Josh Underberg, Staff Writer

Josh Underberg

I recently completed Horace Mann Orientation (HMO), a required first trimester class for ninth graders. One teacher and multiple upperclassmen mentors lead HMO class discussions in a variety of different topics from stress management to interactions with parents to parties.

The class was very productive for the first few weeks, but was unnecessary to take an entire trimester. By the end, students stopped paying attention in class because they lost interest in the topics that seemed increasingly less relevant as the trimester progressed.

Parties, stress relief exercises, study habits, and a tour of the high school were the most important topics. The discussion about parties, for example, was very relevant to the lives of freshman students. There are not many parties in the middle school and if there were, they were completely unlike those in high school. In regards to stress management, it was very helpful to discuss different strategies that help acclimate us to the new high school curriculum and take our minds off the increasing number of tests, quizzes, and papers.
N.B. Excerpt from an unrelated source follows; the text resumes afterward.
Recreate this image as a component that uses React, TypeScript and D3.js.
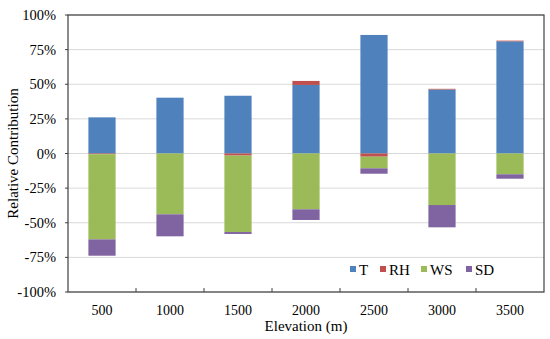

The mentors are easy to relate to because they have all been in our position and work hard to create a stress-free environment. The tour helped all students navigate the multiple halls of the upper school. I’ve attended our school since I was three years old and still didn’t know certain areas of the school like the location of the main office.

Other topics like relationships with parents at home are not as important especially in an orientation class. We have multiple guidance offices at the school that students can go to if they want to discuss their relationships at home. Additionally, the ninth grade already had an entire mandatory evening program at the beginning of the year dedicated to parent-children relationships. Within that night we covered a lot of what we already spent time discussing in HMO, such as what makes and doesn’t make for positive conversations with parents.
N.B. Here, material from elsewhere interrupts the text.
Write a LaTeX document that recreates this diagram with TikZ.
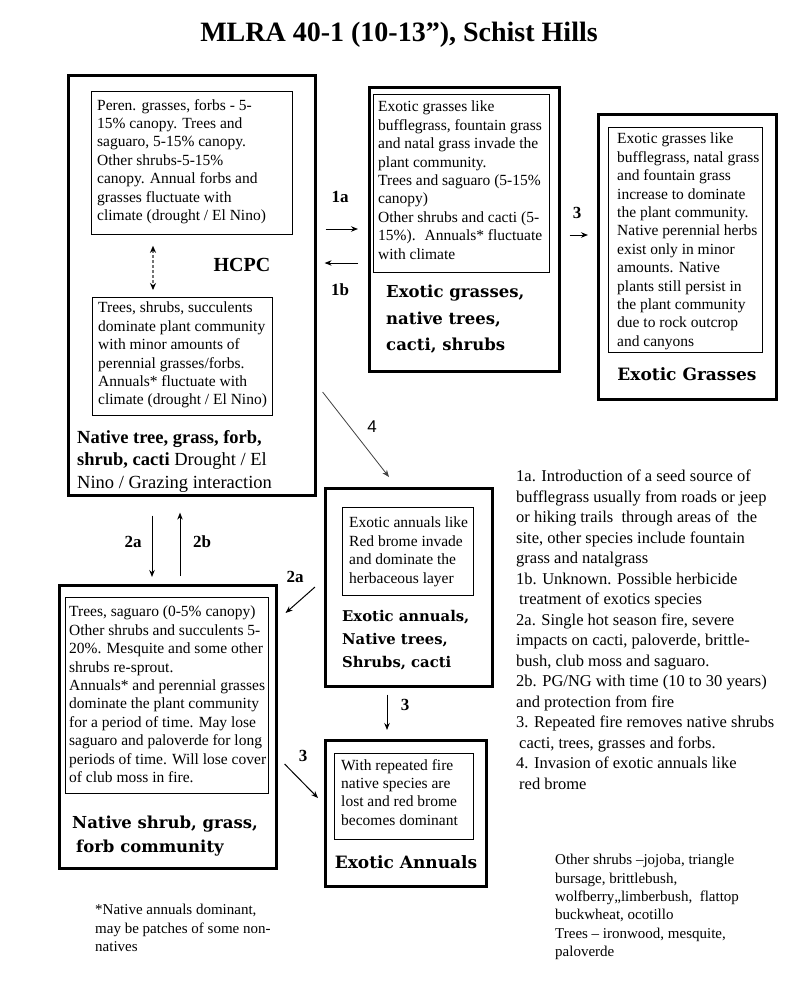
\documentclass[tikz,border=0pt]{standalone}
\usepackage{fontspec}
\setmainfont{Liberation Serif}
\newfontfamily\statefont{DejaVu Serif}
\newfontfamily\numfont{Liberation Sans}
\usetikzlibrary{arrows.meta}

\tikzset{
  statebox/.style={draw, line width=2.6pt, inner sep=0pt, anchor=north west},
  card/.style={draw, line width=0.8pt, inner sep=0pt, anchor=north west},
  cardtext/.style={inner sep=0pt, anchor=north west, align=left, font=\fontsize{15.5}{18.4}\selectfont},
  statename/.style={inner sep=0pt, align=left, font=\statefont\bfseries\fontsize{16.5}{26.5}\selectfont},
  note/.style={inner sep=0pt, anchor=north west, align=left, font=\fontsize{15}{18.4}\selectfont},
  lbl/.style={inner sep=0pt, font=\fontsize{17}{20}\selectfont\bfseries},
  arr/.style={-{Stealth[length=7pt,width=5.5pt]}, line width=1pt},
  dasharr/.style={{Stealth[length=7pt,width=6pt,black]}-{Stealth[length=7pt,width=6pt,black]}, dash pattern=on 3pt off 2pt, line width=1.4pt, black!55},
}

\begin{document}
\begin{tikzpicture}[x=1pt, y=-1pt]
\useasboundingbox (0,0) rectangle (800,985);

\node[font=\fontsize{28}{32}\selectfont\bfseries] (title) at (399,35) {MLRA 40-1 (10-13”), Schist Hills};

% HCPC
\node[statebox, minimum width=247pt, minimum height=420pt] (hcpc) at (67,74) {};
\node[card, minimum width=201pt, minimum height=143pt] (hcpcA) at (91,91) {};
\node[cardtext] (hcpcAtext) at ([shift={(6pt,-8pt)}]hcpcA.north west) {Peren. grasses, forbs - 5-\\15\% canopy. Trees and\\saguaro, 5-15\% canopy.\\Other shrubs-5-15\%\\canopy. Annual forbs and\\grasses fluctuate with\\climate (drought / El Nino)};
\node[card, minimum width=180pt, minimum height=118pt] (hcpcB) at (92,297) {};
\node[cardtext] (hcpcBtext) at ([shift={(6pt,-5pt)}]hcpcB.north west) {Trees, shrubs, succulents\\dominate plant community\\with minor amounts of\\perennial grasses/forbs.\\Annuals* fluctuate with\\climate (drought / El Nino)};
\node[font=\fontsize{20}{24}\selectfont\bfseries] (hcpclabel) at (242,265) {HCPC};
\node[inner sep=0pt, anchor=north west, align=left, font=\fontsize{18.5}{22.5}\selectfont] (hcpcname) at (77,430) {\textbf{Native tree, grass, forb,}\\\textbf{shrub, cacti} Drought / El\\Nino / Grazing interaction};
\draw[dasharr, shorten <=11pt, shorten >=7pt] ([xshift=62pt]hcpcA.south west) -- ([xshift=61pt]hcpcB.north west);

% exotic grasses, native trees
\node[statebox, minimum width=190pt, minimum height=284pt] (exg) at (368,86) {};
\node[card, minimum width=176pt, minimum height=178pt] (exgA) at (373,94) {};
\node[cardtext] (exgAtext) at ([shift={(5pt,-7pt)}]exgA.north west) {Exotic grasses like\\bufflegrass, fountain grass\\and natal grass invade the\\plant community.\\Trees and saguaro (5-15\%\\canopy)\\Other shrubs and cacti (5-\\15\%). \ Annuals* fluctuate\\with climate};
\node[statename, anchor=north west] (exgname) at (386,285) {Exotic grasses,\\native trees,\\cacti, shrubs};

% exotic grasses
\node[statebox, minimum width=178pt, minimum height=285pt] (exgr) at (597,113) {};
\node[card, minimum width=154pt, minimum height=225pt] (exgrA) at (608,127) {};
\node[cardtext] (exgrAtext) at ([shift={(9pt,-6pt)}]exgrA.north west) {Exotic grasses like\\bufflegrass, natal grass\\and fountain grass\\increase to dominate\\the plant community.\\Native perennial herbs\\exist only in minor\\amounts. Native\\plants still persist in\\the plant community\\due to rock outcrop\\and canyons};
\node[statename, font=\statefont\bfseries\fontsize{17}{20}\selectfont] (exgrname) at (687,374) {Exotic Grasses};

% exotic annuals, native trees
\node[statebox, minimum width=167pt, minimum height=198pt] (exan) at (324,487) {};
\node[card, minimum width=131pt, minimum height=88pt] (exanA) at (342,507) {};
\node[cardtext] (exanAtext) at ([shift={(7pt,-10pt)}]exanA.north west) {Exotic annuals like\\Red brome invade\\and dominate the\\herbaceous layer};
\node[statename, anchor=north west, font=\statefont\bfseries\fontsize{14.8}{23}\selectfont] (exanname) at (342,610) {Exotic annuals,\\Native trees,\\Shrubs, cacti};

% exotic annuals
\node[statebox, minimum width=161pt, minimum height=146pt] (exann) at (324,739) {};
\node[card, minimum width=139pt, minimum height=86pt] (exannA) at (334,753) {};
\node[cardtext] (exannAtext) at ([shift={(7pt,-6pt)}]exannA.north west) {With repeated fire\\native species are\\lost and red brome\\becomes dominant};
\node[statename, font=\statefont\bfseries\fontsize{17}{20}\selectfont] (exannname) at (406,862) {Exotic Annuals};

% native shrub, grass, forb
\node[statebox, minimum width=217pt, minimum height=283pt] (nsh) at (58,584) {};
\node[card, minimum width=203pt, minimum height=196pt] (nshA) at (65,597) {};
\node[cardtext] (nshAtext) at ([shift={(4pt,-9pt)}]nshA.north west) {Trees, saguaro (0-5\% canopy)\\Other shrubs and succulents 5-\\20\%. Mesquite and some other\\shrubs re-sprout.\\Annuals* and perennial grasses\\dominate the plant community\\for a period of time. May lose\\saguaro and paloverde for long\\periods of time. Will lose cover\\of club moss in fire.};
\node[statename, anchor=north west, font=\statefont\bfseries\fontsize{16.5}{24}\selectfont] (nshname) at (72,816) {Native shrub, grass,\\\hspace*{4pt}forb community};

% transitions
\draw[arr, shorten <=9pt, shorten >=10pt] ([yshift=-155pt]hcpc.north east) -- ([yshift=-143pt]exg.north west);
\draw[arr, shorten <=10pt, shorten >=8pt] ([yshift=-177pt]exg.north west) -- ([yshift=-189pt]hcpc.north east);
\draw[arr, shorten <=9pt, shorten >=9pt] ([yshift=-149pt]exg.north east) -- ([yshift=-122pt]exgr.north west);
\draw[-{Stealth[length=7pt,width=5.5pt]}, line width=0.8pt, black!75] ([shift={(6pt,-318pt)}]hcpc.north east) -- ([shift={(65pt,10pt)}]exan.north west);
\draw[arr, shorten <=19pt, shorten >=7pt] ([xshift=85pt]hcpc.south west) -- ([xshift=94pt]nsh.north west);
\draw[arr, shorten <=8pt, shorten >=16pt] ([xshift=122pt]nsh.north west) -- ([xshift=113pt]hcpc.south west);
\draw[arr] ([shift={(-9pt,-100pt)}]exan.north west) -- ([shift={(8pt,-29pt)}]nsh.north east);
\draw[arr] ([shift={(7pt,-180pt)}]nsh.north east) -- ([shift={(-6pt,-59pt)}]exann.north west);
\draw[arr, shorten <=7pt, shorten >=9pt] ([xshift=63pt]exan.south west) -- ([xshift=63pt]exann.north west);

\node[lbl] (l1a) at (340,197) {1a};
\node[lbl] (l1b) at (340,290) {1b};
\node[lbl] (l3top) at (577,213) {3};
\node[inner sep=0pt, font=\numfont\fontsize{17}{20}\selectfont] (l4) at (372,427) {4};
\node[lbl] (l2a) at (133,542) {2a};
\node[lbl] (l2b) at (202,542) {2b};
\node[lbl] (l2adiag) at (295,577) {2a};
\node[lbl] (l3down) at (405,705) {3};
\node[lbl] (l3diag) at (303,756) {3};

% notes
\node[note, font=\fontsize{16.5}{20.5}\selectfont] (keynotes) at (516,470) {1a. Introduction of a seed source of\\bufflegrass usually from roads or jeep\\or hiking trails \ through areas of \ the\\site, other species include fountain\\grass and natalgrass\\1b. Unknown. Possible herbicide\\\hspace*{3pt}treatment of exotics species\\2a. Single hot season fire, severe\\impacts on cacti, paloverde, brittle-\\bush, club moss and saguaro.\\2b. PG/NG with time (10 to 30 years)\\and protection from fire\\3. Repeated fire removes native shrubs\\\hspace*{3pt}cacti, trees, grasses and forbs.\\4. Invasion of exotic annuals like\\\hspace*{3pt}red brome};
\node[note] (speciesnote) at (555,854) {Other shrubs –jojoba, triangle\\bursage, brittlebush,\\wolfberry,,limberbush, \ flattop\\buckwheat, ocotillo\\Trees – ironwood, mesquite,\\paloverde};
\node[note] (footnote) at (95,904) {*Native annuals dominant,\\may be patches of some non-\\natives};
\end{tikzpicture}
\end{document}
The HMO curriculum should only discuss stress management, parties, and study skills in addition to the upper division tour. These topics relate to ninth graders the most and would be the best use of time. This would also shorten the class, meeting for only a month or a month and a half leaving extra free periods for students throughout the first trimester. These free periods could provide time to meet with teachers to review for tests. My biology teacher has a busy schedule, and an extra free period would have been helpful for scheduling meetings. By the end of the trimester I felt like I was dragging myself to the class, and talking about highs and lows, something we already do in advisory, became mundane. If the length of the class were shortened I, along with other classmates, would have the motivation to be more involved in class and the actual conversations would be richer and more meaningful.

HMO is an important class, especially to new students. For this reason HMO should be continued. I am not suggesting terminating the class, just shortening it.